The Awlaki killing is more readily comprehensible set in these frames of reference. An Islamic militant, tied to the formation popularly call al-Qaeda in the Arabian Peninsula, one who preaches hatred of America, one who calls for violent acts against Americans, and the man who sponsored the Christmas shoe bomber two years ago, Awlaki fully qualifies to be put on Washington’s hit list – according to the criteria sketched above. Legal niceties count for little if anything when someone like Awlaki is in the cross-hairs. Obama’s Justice Department under Attorney General Eric Holder seemingly fashioned some document that made the case for the legality of the killing. It is reported to have been agreed unanimously by a panel of government lawyers. Can we doubt that the conclusion preceded the legal reasoning that supposedly justified it? In this sense, Holder et al are behaving in a matter little different from John Yoo et al who cobbled together a pseudo-legal scaffolding that supported a dedicated program of torture, indefinite detention of tens of thousands, and related scandalous behavior. Yoo thought laws, rules and treaties ‘quaint.’ Obama and Holder evidently view them similarly. And that is the key point.

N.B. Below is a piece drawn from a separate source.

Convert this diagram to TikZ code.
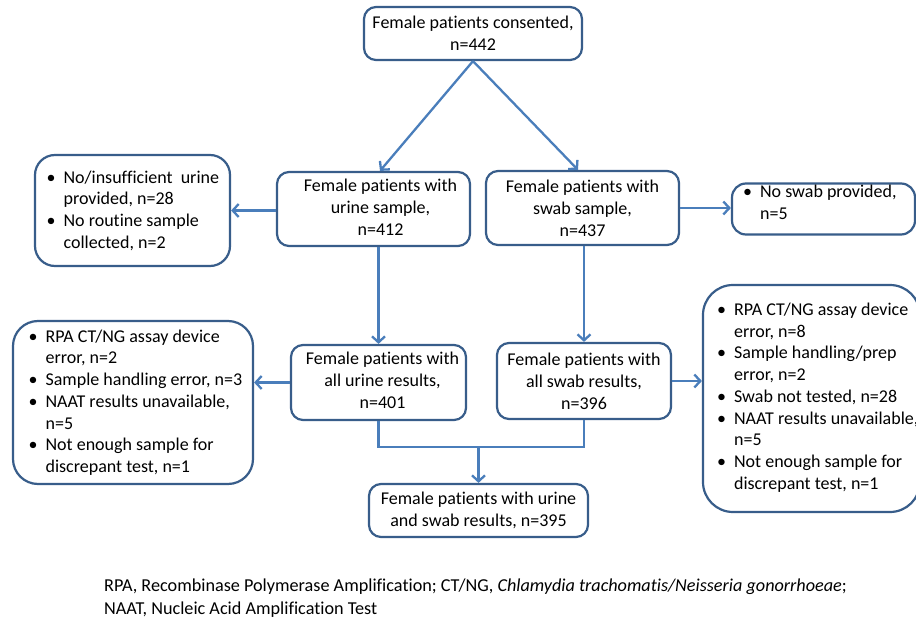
\documentclass[tikz,border=0pt]{standalone}
\usepackage{fontspec}
\setmainfont{Carlito}[Ligatures={NoCommon}]
\usetikzlibrary{arrows.meta,calc}
\definecolor{boxc}{RGB}{56,93,138}
\definecolor{arrc}{RGB}{74,126,187}
\tikzset{
  box/.style={draw=boxc, line width=2.2pt, rounded corners=12pt, fill=white, align=center, inner sep=0pt,
    font=\fontsize{18}{22}\selectfont},
  listtext/.style={anchor=west, align=left, inner sep=0pt, font=\fontsize{18}{21.7}\selectfont},
  conn/.style={draw=arrc, line width=2.3pt, -{Straight Barb[length=6pt,width=13pt,line width=2.3pt]}},
  plain/.style={draw=arrc, line width=2.3pt}
}
\newcommand{\bul}{\makebox[17pt][l]{•}}
\newcommand{\ind}{\hspace*{17pt}}
\newcommand{\shiftc}[2]{\hspace*{#1}\begin{tabular}{@{}c@{}}#2\end{tabular}}
\begin{document}
\begin{tikzpicture}[x=1pt,y=-1pt]
\clip (0,0) rectangle (916,618);
\fill[white] (0,0) rectangle (916,618);

\node[box, minimum width=218pt, minimum height=53pt] (top) at (473,33.5) {Female patients consented,\\n=442};
\node[box, minimum width=193pt, minimum height=74pt] (urine) at (373.5,209) {\shiftc{14pt}{Female patients with\\urine sample,\\n=412}};
\node[box, minimum width=193pt, minimum height=74pt] (swab) at (582.5,208) {Female patients with\\swab sample,\\n=437};
\node[box, rounded corners=20pt, minimum width=195pt, minimum height=111pt] (left) at (132.5,210.5) {};
\node[listtext] (lefttxt) at ([xshift=12.5pt]left.west)
  {\bul No/insufficient\ \ urine\\\ind provided, n=28\\\bul No routine sample\\\ind collected, n=2};
\node[box, rounded corners=14pt, minimum width=183pt, minimum height=51pt] (rsmall) at (823.5,209) {};
\node[listtext] (rsmalltxt) at ([xshift=12pt,yshift=6.5pt]rsmall.west)
  {\bul No swab provided,\\\ind n=5};
\node[box, minimum width=175pt, minimum height=75pt] (ures) at (378.5,382.5) {\shiftc{8pt}{Female patients with\\all urine results,\\n=401}};
\node[box, minimum width=174pt, minimum height=76pt] (sres) at (584,381) {Female patients with\\all swab results,\\n=396};
\node[box, rounded corners=25pt, minimum width=240pt, minimum height=163pt] (lbig) at (133,402.5) {};
\node[listtext] (lbigtxt) at ([xshift=16.5pt]lbig.west)
  {\bul RPA CT/NG assay device\\\ind error, n=2\\\bul Sample handling error, n=3\\\bul NAAT results unavailable,\\\ind n=5\\\bul Not enough sample for\\\ind discrepant test, n=1};
\node[box, rounded corners=30pt, minimum width=217pt, minimum height=227pt] (rbig) at (811.5,398.5) {};
\node[listtext] (rbigtxt) at ([xshift=15pt,yshift=1pt]rbig.west)
  {\bul RPA CT/NG assay device\\\ind error, n=8\\\bul Sample handling/prep\\\ind error, n=2\\\bul Swab not tested, n=28\\\bul NAAT results unavailable,\\\ind n=5\\\bul Not enough sample for\\\ind discrepant test, n=1};
\node[box, minimum width=219pt, minimum height=53pt] (final) at (478.5,510.5) {Female patients with urine\\and swab results, n=395};

\draw[conn] (top.south) -- ([xshift=6.5pt]urine.north);
\draw[conn] (top.south) -- ([xshift=-4.5pt]swab.north);
\draw[conn] (urine.west |- left.east) -- (left.east);
\draw[conn] (swab.east) -- (swab.east -| rsmall.west);
\draw[conn] (ures.north |- urine.south) -- (ures.north);
\draw[conn] (sres.north |- swab.south) -- (sres.north);
\draw[conn] (ures.west) -- (ures.west -| lbig.east);
\draw[conn] (sres.east) -- (sres.east -| rbig.west);
\coordinate (mid) at ($(ures.south)+(0,26)$);
\draw[plain] (ures.south) -- (mid) -| (sres.south);
\draw[conn] (final.north |- mid) -- (final.north);

\node[anchor=north west, align=left, inner sep=0pt, font=\fontsize{18.2}{23}\selectfont] (foot) at (104,579)
  {RPA, Recombinase Polymerase Amplification; CT/NG, \textit{Chlamydia trachomatis/Neisseria gonorrhoeae};\\NAAT, Nucleic Acid Amplification Test};
\end{tikzpicture}
\end{document}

There has been no legal process that found Awlaki guilty of a capital crime AND there was no legal process worthy of the name that made the determination that his killing could be reconciled with U.S. law and the U.S. constitution. Let us be clear exactly what has been done. President Obama publicly declared more than a year ago that he had the right to kill any American citizen residing outside the country who he decided was a threat to national security. The White House has stated unequivocally that an American citizen can be liquidated any place and any time based on an arbitrary judgment made by unidentified persons using unidentified criteria that such an individual posed some manner of threat to Americans anywhere in the world at any time now or in the future.
The profound implications of this policy are in no way affected by Mr. Awlaki’s words, actions or affiliations. Whatever magnitude of threat he represented* that should not short circuit the legal safeguards that historically have distinguished America as the cynosure of civil liberties secured against the abuse of arbitrary state power. Nor should the psychological need for a diabolical personality who embodies “the worst terrorist threat out there” deprive us of our ethical bearings. That ultimately is what this is about.
A successor to Awlaki will soon be found to fulfill Americans’ emotional needs, the calculated electoral needs of politicians and to benefit the public-private partnership that is the terrorism industry. The Haqqanis already have passed their audition. Necessity is the mother of invention.
*That is debatable since his only ‘terrorist’ action was to send one callow, poorly trained Nigerian with a Rube Goldberg explosive device defeated by his flammable underpants. If indeed that is the worst threat we face, then we should thank our lucky stars rather than alternate between fearfulness and exuberant celebration of inflated triumphs.